Quoi qu'on fasse ou dise, la cohabitation n'est possible qu'au prix
de concessions, elle appelle une volonté réciproque de
compréhension et de pénétration intellectuelle, elle sous entend
un effort d'ordre éthique. La conformité des caractères ou des
concessions n'est pas toujours de rigueur pour la réussite de
l'entente. Les faits montrent qu'en maints cas, les expériences de
cohabitation réussissent d'autant mieux que ceux qui y participent
se complètent et se contrebalancent, beaucoup plus qu'ils ne
s'amalgament. L'appréciation du caractère et des attributs de ceux
dans la compagnie desquels on vit, l'exercice des qualités du
sentiment jouent un rôle puissant dans le bon résultat des
expériences de cohabitation.
Mais
les anarchistes dénoncent vigoureusement ce fait trop fréquent :
que, lorsqu'ils cohabitent, extra-légalement ou avec la permission
de la loi, la femme ou l'homme, désormais considérés comme étant
« en puissance » de leur conjoint respectif, voient s'écarter les
amants et les amantes. À examiner la question de près, de quel
aspect de l'anarchisme, de quelle tendance anarchiste peuvent bien se
réclamer ceux ou celles qui, abusant de l'affection ou de la passion
qu'ils peuvent momentanément inspirer à qui cohabitent avec eux,
s'abstiennent ou négligent de leur faire connaître que «
cohabitation » ne signifie, en aucun cas, « dépendance sexuelle »

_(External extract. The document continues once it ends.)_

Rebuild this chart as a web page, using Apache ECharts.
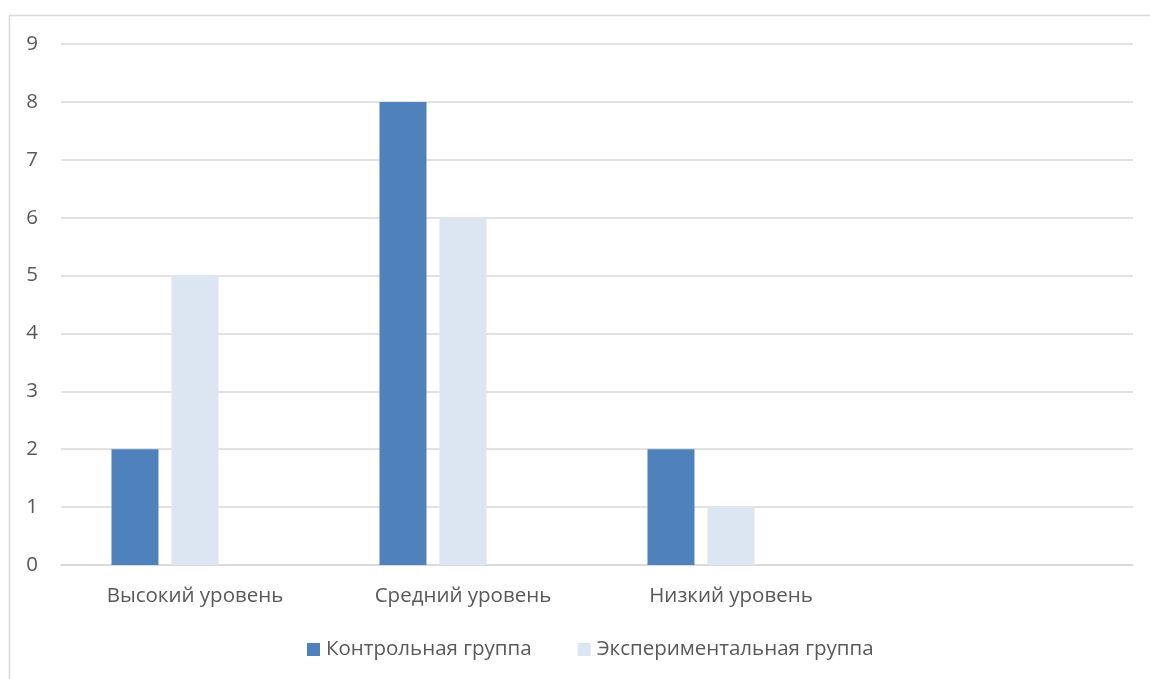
<!DOCTYPE html>
<html>
<head>
<meta charset="utf-8">
<script src="https://cdn.jsdelivr.net/npm/echarts@6/dist/echarts.min.js"></script>
<style>html,body{margin:0;padding:0;background:#fff}#c{width:1150px;height:679px}</style>
</head>
<body>
<div id="c"></div>
<script>
const categories = ['Высокий уровень', 'Средний уровень', 'Низкий уровень', ''];
const controlGroup = [2, 8, 2, null];
const experimentalGroup = [5, 6, 1, null];
const emptySeries = [null, null, null, null];
const seriesNames = ['Контрольная группа', 'Экспериментальная группа'];
const yTicks = [0, 1, 2, 3, 4, 5, 6, 7, 8, 9];

const font = '"Open Sans", "Noto Sans", sans-serif';
const chart = echarts.init(document.getElementById('c'), null, {renderer: 'canvas'});
chart.setOption({
  animation: false,
  backgroundColor: '#fff',
  graphic: [{
    type: 'rect', silent: true,
    shape: {x: 9.5, y: 15.5, width: 1300, height: 800},
    style: {fill: 'none', stroke: '#D9D9D9', lineWidth: 1.5}
  }],
  grid: {left: 61, right: 17, top: 44, bottom: 114, containLabel: false},
  legend: {
    data: seriesNames,
    top: 638.5,
    left: 307,
    padding: 0,
    itemWidth: 13, itemHeight: 13, itemGap: 46,
    icon: 'rect',
    textStyle: {color: '#595959', fontSize: 20.5, lineHeight: 22, fontFamily: font, padding: [0, 0, 0, 1]}
  },
  xAxis: {
    type: 'category',
    data: categories,
    axisLine: {lineStyle: {color: '#D9D9D9', width: 1.5}},
    axisTick: {show: false},
    axisLabel: {color: '#595959', fontSize: 20.5, fontFamily: font, margin: 21, interval: 0}
  },
  yAxis: {
    type: 'value',
    min: yTicks[0], max: yTicks[yTicks.length - 1], interval: 1,
    axisLine: {show: false},
    axisTick: {show: false},
    splitLine: {lineStyle: {color: '#D9D9D9', width: 1.5}},
    axisLabel: {color: '#595959', fontSize: 20.5, fontFamily: font, margin: 23}
  },
  series: [
    {name: seriesNames[0], type: 'bar', data: controlGroup, barWidth: 47, barGap: '27.7%',
     itemStyle: {color: '#4F81BD'}},
    {name: seriesNames[1], type: 'bar', data: experimentalGroup, barWidth: 47, barGap: '27.7%',
     itemStyle: {color: '#DCE6F2'}},
    {name: 'empty', type: 'bar', data: emptySeries, barWidth: 47, barGap: '27.7%',
     itemStyle: {color: '#A5A5A5'}}
  ]
});
</script>
</body>
</html>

― qu'en aucun sens non plus, au cas de cohabitation à deux, la
fidélité sexuelle de l'un des constituants du couple n'entraîne
forcément la fidélité de l'autre ?
Profiter
qu'on vit en commun avec un ou plusieurs hommes, une ou plusieurs
femmes, qu'on s'est créé « une famille » pour empêcher son ou
ses cohabitants de faire l'amour hors du nid ― présenter la
cohabitation comme une entrave à la liberté
sexuelle
des cohabitants ou de l'une ou l'un d'entre eux est indéfendable et
illogique, individuellement parlant. Tout au contraire, c'est de
celle, de celui, de ceux qui ont concédé au pis-aller de la
cohabitation qu'il y a lieu d'attendre la pratique d'une « liberté
sexuelle » ou d'une « camaraderie amoureuse » dont la sincérité
et l'intensité compensent leur « faiblesse ».